:: The problem ::
Go through the data below and gather each line containing "Rebuild".

□ □ □ □ □

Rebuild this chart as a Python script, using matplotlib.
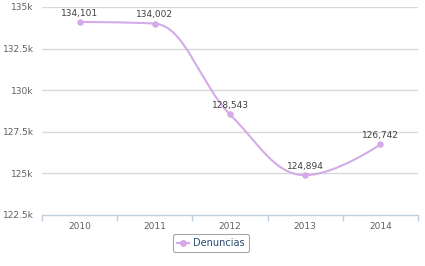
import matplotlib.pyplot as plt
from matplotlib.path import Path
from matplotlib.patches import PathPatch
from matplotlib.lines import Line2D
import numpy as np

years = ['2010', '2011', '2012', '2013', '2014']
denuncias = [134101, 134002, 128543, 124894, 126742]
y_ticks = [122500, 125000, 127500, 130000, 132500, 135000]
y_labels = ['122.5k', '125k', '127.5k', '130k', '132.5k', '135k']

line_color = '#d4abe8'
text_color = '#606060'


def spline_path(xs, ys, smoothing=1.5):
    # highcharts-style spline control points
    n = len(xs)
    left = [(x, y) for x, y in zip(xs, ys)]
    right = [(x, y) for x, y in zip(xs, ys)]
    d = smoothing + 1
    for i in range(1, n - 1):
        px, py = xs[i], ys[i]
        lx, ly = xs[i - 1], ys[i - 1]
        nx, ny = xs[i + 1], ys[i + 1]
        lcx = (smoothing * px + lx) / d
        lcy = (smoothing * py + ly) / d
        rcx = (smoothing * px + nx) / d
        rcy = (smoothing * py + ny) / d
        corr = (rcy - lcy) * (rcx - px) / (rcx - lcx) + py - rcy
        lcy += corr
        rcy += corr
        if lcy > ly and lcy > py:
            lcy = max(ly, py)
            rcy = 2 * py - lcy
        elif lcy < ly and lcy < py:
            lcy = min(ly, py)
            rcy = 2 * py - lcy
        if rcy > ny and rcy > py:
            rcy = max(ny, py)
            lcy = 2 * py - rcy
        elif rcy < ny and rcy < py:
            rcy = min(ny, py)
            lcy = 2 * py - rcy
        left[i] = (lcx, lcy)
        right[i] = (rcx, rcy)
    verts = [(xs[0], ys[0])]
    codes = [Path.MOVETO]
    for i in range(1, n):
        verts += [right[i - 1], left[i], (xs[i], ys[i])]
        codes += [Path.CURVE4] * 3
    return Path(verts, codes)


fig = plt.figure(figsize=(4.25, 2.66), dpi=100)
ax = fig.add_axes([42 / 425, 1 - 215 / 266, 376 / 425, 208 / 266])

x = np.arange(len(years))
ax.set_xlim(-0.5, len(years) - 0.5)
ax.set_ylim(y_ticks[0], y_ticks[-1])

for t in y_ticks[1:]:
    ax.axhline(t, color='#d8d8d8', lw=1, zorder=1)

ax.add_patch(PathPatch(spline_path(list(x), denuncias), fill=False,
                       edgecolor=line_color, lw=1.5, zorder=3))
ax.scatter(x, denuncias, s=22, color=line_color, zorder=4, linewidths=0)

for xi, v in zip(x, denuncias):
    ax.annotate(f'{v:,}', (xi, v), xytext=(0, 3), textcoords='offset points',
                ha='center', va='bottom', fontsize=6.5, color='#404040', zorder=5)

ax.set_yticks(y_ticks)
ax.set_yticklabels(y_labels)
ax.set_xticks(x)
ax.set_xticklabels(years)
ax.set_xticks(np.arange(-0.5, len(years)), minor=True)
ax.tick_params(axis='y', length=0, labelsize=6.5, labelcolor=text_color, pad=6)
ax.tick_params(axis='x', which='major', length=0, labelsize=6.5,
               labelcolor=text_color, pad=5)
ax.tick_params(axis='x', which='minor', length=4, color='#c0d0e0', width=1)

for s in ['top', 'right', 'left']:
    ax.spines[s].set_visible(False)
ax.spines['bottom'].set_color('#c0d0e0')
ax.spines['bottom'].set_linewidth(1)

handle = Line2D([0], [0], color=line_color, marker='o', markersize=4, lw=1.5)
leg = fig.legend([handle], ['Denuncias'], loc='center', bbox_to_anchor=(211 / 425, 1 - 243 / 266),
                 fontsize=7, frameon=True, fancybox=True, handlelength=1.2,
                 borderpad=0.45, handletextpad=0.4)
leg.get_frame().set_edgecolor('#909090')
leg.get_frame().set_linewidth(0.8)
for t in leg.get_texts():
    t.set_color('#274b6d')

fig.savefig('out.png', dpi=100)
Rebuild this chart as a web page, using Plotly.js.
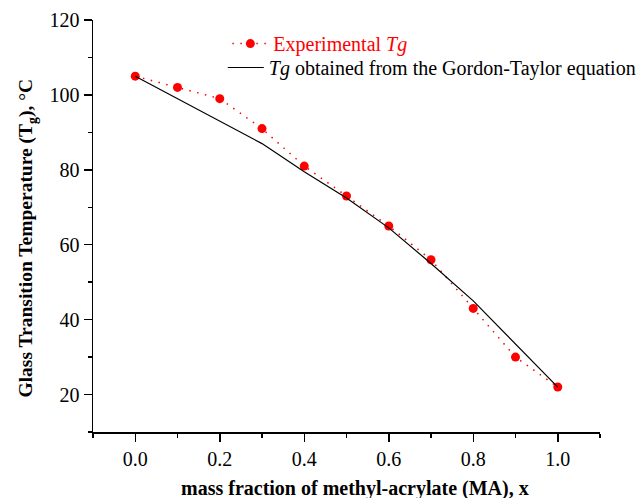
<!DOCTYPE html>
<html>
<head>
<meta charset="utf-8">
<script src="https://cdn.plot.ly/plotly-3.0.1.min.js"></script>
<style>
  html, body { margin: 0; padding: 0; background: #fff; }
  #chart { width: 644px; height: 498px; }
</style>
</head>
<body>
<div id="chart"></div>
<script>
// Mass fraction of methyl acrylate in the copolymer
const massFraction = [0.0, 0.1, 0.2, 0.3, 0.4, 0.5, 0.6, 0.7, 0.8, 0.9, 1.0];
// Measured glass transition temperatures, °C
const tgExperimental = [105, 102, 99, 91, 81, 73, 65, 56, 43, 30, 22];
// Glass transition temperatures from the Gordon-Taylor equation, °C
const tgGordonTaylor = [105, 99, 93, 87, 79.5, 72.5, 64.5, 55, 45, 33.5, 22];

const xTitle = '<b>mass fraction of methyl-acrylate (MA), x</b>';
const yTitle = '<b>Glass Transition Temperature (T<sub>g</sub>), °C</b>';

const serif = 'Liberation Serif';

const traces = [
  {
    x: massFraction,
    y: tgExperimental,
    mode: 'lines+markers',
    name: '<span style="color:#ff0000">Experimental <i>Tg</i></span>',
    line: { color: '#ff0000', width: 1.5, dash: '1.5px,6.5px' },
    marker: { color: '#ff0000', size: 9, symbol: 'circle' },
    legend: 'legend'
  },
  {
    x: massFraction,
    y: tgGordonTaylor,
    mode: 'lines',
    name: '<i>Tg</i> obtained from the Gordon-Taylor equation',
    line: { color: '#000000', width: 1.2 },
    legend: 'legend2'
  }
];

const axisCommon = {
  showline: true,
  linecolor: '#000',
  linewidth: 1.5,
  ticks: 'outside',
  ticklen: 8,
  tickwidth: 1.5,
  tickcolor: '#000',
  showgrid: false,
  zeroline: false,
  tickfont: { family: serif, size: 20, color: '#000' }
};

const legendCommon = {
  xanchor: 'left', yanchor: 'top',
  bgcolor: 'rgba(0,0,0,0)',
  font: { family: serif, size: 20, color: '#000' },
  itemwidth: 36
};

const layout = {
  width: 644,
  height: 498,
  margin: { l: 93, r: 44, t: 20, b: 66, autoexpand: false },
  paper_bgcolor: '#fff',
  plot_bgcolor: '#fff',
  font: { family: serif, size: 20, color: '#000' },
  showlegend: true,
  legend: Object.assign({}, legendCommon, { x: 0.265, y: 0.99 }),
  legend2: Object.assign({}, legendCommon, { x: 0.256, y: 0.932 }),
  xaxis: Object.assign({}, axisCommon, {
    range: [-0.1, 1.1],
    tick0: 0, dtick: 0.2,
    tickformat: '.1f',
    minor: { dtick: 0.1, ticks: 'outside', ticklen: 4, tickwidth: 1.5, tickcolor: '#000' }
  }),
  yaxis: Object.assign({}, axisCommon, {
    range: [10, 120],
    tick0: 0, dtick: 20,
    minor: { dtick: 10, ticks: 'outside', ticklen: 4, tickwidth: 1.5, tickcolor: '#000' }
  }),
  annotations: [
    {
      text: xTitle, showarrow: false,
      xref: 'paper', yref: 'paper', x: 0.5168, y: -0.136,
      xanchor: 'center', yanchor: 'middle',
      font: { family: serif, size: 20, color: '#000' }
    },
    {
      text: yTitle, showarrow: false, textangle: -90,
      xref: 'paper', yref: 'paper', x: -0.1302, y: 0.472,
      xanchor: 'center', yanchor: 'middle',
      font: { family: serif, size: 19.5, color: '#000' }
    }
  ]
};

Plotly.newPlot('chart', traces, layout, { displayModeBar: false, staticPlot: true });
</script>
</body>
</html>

□ □ □ □ □

:: Expected output ::
Rebuild this chart as a Python script, using matplotlib.
Rebuild this chart as a web page, using Plotly.js.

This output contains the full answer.